## The exercise:
Reproduce the lines from the one bearing "Generate a web" through the one bearing "const colores = ['#F8766D', '#00BA38', '#619CFF'];", inclusive. Copy them exactly; include no other line.
====
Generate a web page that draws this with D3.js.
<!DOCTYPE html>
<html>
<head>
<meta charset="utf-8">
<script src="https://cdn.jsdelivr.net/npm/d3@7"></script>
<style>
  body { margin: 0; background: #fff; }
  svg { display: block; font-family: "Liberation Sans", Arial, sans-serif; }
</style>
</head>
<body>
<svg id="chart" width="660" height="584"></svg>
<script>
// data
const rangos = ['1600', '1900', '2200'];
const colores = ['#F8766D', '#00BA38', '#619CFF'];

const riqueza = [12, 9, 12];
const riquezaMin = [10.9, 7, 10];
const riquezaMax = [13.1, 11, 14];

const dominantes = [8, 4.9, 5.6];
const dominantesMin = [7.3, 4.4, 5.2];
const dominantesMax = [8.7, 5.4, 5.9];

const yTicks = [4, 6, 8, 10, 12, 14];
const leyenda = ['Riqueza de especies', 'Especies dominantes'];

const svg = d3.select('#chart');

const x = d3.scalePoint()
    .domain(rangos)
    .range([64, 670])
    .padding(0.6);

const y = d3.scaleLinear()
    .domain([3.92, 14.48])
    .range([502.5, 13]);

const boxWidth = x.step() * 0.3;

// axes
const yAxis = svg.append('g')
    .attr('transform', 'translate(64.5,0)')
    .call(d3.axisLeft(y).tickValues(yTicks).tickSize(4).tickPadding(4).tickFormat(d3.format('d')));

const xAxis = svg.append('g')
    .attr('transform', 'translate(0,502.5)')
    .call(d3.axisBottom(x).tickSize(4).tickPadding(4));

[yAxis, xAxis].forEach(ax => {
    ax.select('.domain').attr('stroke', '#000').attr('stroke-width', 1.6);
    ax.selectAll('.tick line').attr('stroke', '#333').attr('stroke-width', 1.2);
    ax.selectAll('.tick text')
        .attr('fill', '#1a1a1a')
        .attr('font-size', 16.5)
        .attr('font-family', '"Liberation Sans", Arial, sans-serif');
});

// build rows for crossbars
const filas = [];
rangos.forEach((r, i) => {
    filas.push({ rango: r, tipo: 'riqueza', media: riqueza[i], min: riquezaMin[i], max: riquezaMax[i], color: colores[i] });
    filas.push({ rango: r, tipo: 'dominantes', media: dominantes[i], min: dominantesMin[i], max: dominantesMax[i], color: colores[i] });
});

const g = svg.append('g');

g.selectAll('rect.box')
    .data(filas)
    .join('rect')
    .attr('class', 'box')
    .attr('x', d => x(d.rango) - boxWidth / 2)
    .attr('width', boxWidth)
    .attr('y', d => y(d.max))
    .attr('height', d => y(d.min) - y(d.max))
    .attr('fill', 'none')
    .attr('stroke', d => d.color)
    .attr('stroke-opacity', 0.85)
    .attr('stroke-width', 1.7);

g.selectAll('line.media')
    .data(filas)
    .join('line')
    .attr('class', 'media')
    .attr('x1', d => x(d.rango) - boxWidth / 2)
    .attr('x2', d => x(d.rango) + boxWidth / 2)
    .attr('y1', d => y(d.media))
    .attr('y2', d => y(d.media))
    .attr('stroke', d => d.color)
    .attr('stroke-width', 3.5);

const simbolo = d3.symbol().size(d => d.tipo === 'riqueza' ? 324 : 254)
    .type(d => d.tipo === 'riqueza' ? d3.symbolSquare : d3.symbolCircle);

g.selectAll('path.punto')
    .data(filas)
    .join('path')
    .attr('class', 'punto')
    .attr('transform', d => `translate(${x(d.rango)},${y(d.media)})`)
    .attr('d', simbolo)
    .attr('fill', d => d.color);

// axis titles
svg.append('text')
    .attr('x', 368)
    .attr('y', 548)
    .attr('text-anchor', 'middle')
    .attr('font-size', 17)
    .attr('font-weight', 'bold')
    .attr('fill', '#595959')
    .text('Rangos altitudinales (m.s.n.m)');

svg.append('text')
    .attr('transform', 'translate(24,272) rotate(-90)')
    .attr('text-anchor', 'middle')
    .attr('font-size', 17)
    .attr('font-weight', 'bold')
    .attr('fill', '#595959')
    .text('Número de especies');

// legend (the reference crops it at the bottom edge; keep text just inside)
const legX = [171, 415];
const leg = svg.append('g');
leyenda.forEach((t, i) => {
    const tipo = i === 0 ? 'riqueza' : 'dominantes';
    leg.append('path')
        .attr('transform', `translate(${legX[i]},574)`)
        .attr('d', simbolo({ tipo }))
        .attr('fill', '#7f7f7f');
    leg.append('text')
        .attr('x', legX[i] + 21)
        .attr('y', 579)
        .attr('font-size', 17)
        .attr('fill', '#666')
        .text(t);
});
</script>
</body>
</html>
====
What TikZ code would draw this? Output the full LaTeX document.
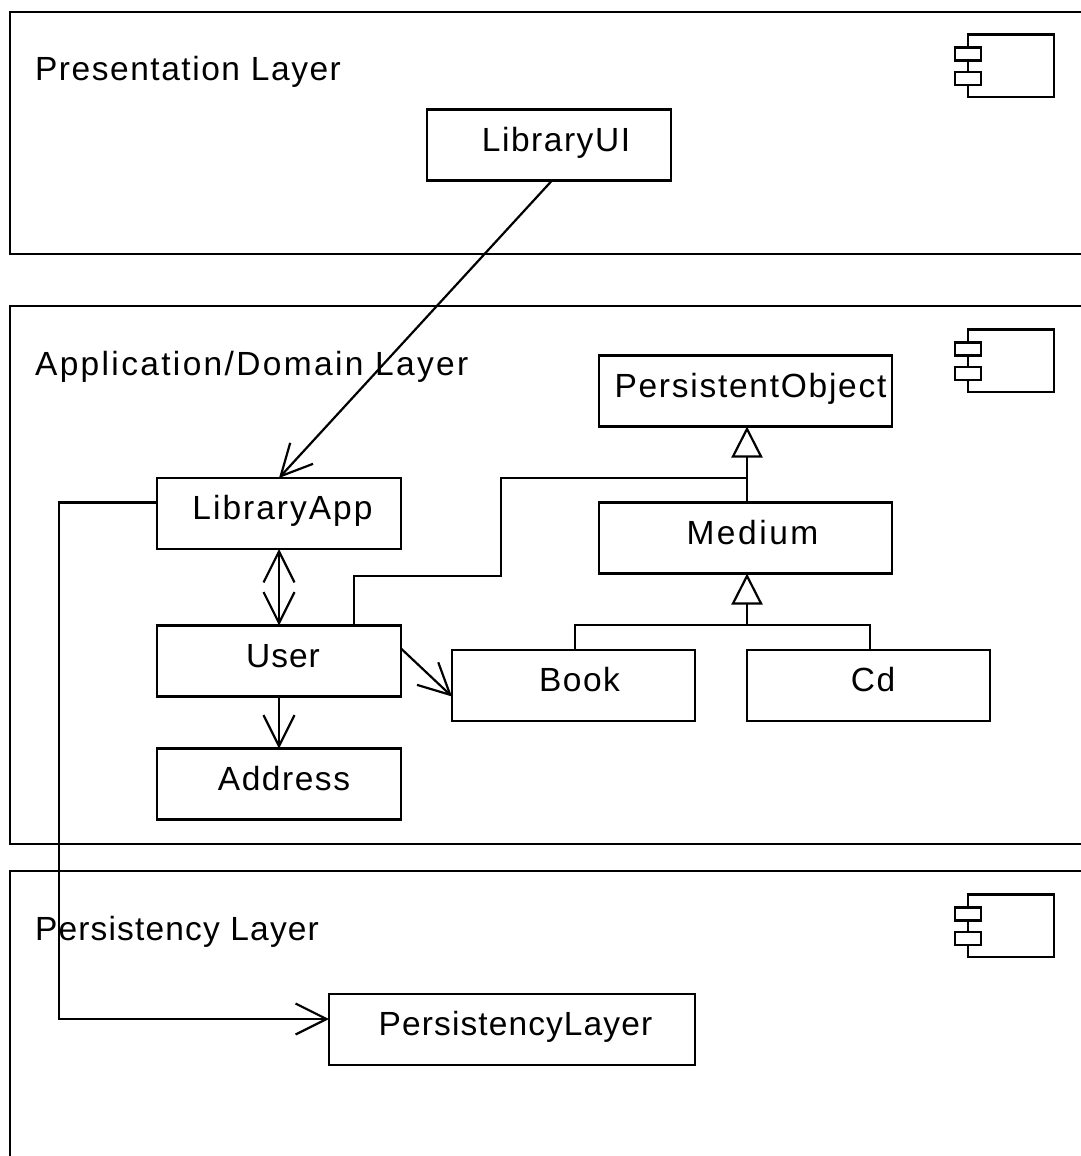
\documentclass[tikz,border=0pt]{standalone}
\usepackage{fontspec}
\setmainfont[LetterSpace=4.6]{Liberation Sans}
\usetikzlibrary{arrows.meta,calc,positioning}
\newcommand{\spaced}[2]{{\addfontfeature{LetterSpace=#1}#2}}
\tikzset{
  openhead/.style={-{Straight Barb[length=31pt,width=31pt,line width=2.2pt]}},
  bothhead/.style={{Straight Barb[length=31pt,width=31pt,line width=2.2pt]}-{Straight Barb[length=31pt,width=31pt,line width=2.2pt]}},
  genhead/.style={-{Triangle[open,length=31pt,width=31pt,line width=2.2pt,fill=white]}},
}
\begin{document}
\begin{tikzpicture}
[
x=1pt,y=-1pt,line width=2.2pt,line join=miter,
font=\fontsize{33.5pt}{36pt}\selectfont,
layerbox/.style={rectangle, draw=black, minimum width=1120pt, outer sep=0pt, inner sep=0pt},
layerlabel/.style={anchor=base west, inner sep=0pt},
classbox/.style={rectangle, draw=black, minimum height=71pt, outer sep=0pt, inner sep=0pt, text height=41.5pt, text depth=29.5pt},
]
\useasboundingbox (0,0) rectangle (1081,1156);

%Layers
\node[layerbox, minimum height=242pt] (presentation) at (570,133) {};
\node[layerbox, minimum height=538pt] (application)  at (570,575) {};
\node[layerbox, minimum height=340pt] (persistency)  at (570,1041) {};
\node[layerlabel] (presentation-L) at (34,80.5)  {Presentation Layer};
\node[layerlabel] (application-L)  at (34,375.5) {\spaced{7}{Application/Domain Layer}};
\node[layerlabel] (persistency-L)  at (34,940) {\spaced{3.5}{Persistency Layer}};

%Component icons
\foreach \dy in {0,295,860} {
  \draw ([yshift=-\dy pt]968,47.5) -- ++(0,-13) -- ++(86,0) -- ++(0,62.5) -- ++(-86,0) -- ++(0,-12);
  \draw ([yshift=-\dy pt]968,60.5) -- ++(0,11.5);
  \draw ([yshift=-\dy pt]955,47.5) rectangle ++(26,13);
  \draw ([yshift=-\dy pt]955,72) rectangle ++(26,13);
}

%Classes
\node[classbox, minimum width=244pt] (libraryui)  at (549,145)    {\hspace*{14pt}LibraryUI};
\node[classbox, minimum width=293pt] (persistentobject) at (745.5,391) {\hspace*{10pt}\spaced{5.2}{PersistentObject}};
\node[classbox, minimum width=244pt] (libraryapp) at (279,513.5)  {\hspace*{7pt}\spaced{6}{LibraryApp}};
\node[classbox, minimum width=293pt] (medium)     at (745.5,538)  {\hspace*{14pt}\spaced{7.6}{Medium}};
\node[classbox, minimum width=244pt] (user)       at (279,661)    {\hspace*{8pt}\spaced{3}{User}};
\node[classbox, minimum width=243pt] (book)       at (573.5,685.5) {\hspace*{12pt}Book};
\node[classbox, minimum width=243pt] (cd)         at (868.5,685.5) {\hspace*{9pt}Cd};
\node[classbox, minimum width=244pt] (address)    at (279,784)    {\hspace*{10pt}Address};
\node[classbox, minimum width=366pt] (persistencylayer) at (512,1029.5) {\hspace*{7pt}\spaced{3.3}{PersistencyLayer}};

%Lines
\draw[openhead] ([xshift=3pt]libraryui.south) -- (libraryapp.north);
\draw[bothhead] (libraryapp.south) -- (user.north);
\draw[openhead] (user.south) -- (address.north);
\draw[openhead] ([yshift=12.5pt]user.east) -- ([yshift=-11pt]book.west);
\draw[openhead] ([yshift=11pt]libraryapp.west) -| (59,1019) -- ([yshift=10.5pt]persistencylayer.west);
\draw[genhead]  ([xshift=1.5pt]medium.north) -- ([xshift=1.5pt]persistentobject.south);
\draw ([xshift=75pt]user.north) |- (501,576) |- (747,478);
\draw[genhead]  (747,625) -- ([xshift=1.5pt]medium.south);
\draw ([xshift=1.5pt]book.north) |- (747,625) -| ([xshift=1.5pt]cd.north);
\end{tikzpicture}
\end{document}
====
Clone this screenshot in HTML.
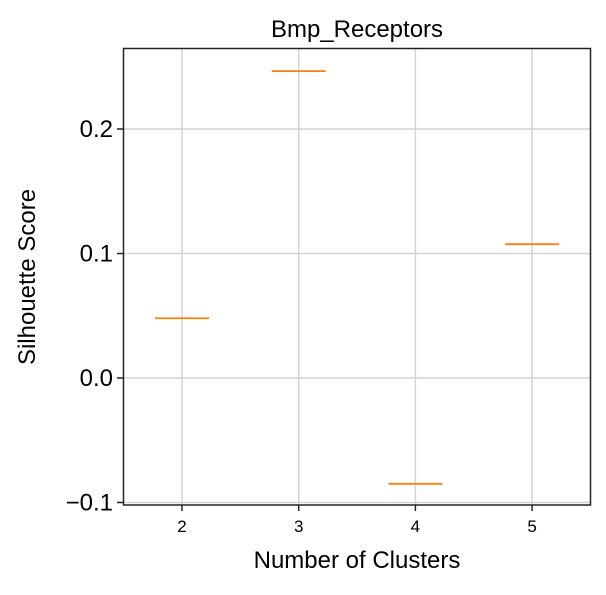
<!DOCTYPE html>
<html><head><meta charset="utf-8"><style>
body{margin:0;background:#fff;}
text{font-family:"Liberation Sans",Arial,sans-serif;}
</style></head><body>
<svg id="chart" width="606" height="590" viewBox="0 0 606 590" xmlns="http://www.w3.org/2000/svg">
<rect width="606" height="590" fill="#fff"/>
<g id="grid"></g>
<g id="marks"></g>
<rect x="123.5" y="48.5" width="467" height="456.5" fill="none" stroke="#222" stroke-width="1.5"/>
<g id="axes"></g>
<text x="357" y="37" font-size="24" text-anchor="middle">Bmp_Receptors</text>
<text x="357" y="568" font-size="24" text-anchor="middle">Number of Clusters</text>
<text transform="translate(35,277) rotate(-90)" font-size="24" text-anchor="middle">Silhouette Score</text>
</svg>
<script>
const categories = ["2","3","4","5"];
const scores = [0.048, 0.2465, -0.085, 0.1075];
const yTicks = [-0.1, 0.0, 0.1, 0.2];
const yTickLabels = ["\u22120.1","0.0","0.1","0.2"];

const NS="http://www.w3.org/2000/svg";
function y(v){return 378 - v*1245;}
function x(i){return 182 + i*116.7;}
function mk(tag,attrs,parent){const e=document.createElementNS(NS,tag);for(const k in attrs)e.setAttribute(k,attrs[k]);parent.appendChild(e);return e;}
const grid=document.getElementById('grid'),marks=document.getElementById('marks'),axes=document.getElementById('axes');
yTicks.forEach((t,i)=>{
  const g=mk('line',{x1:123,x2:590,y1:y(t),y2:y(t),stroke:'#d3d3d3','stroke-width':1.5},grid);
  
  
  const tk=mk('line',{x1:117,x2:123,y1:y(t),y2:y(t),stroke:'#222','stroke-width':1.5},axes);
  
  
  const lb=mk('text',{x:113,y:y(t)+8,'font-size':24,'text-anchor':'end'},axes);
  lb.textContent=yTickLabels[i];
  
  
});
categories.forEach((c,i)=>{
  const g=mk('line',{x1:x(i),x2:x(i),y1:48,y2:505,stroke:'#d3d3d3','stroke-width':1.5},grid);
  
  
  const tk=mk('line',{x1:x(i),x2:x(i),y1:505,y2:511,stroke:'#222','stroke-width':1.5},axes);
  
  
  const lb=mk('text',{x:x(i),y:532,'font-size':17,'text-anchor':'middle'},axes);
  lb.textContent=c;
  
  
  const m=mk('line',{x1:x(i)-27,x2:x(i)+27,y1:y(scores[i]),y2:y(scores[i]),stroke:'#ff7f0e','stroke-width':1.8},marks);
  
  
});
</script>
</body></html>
====
## Output of the exercise:
Generate a web page that draws this with D3.js.
<!DOCTYPE html>
<html>
<head>
<meta charset="utf-8">
<script src="https://cdn.jsdelivr.net/npm/d3@7"></script>
<style>
  body { margin: 0; background: #fff; }
  svg { display: block; font-family: "Liberation Sans", Arial, sans-serif; }
</style>
</head>
<body>
<svg id="chart" width="660" height="584"></svg>
<script>
// data
const rangos = ['1600', '1900', '2200'];
const colores = ['#F8766D', '#00BA38', '#619CFF'];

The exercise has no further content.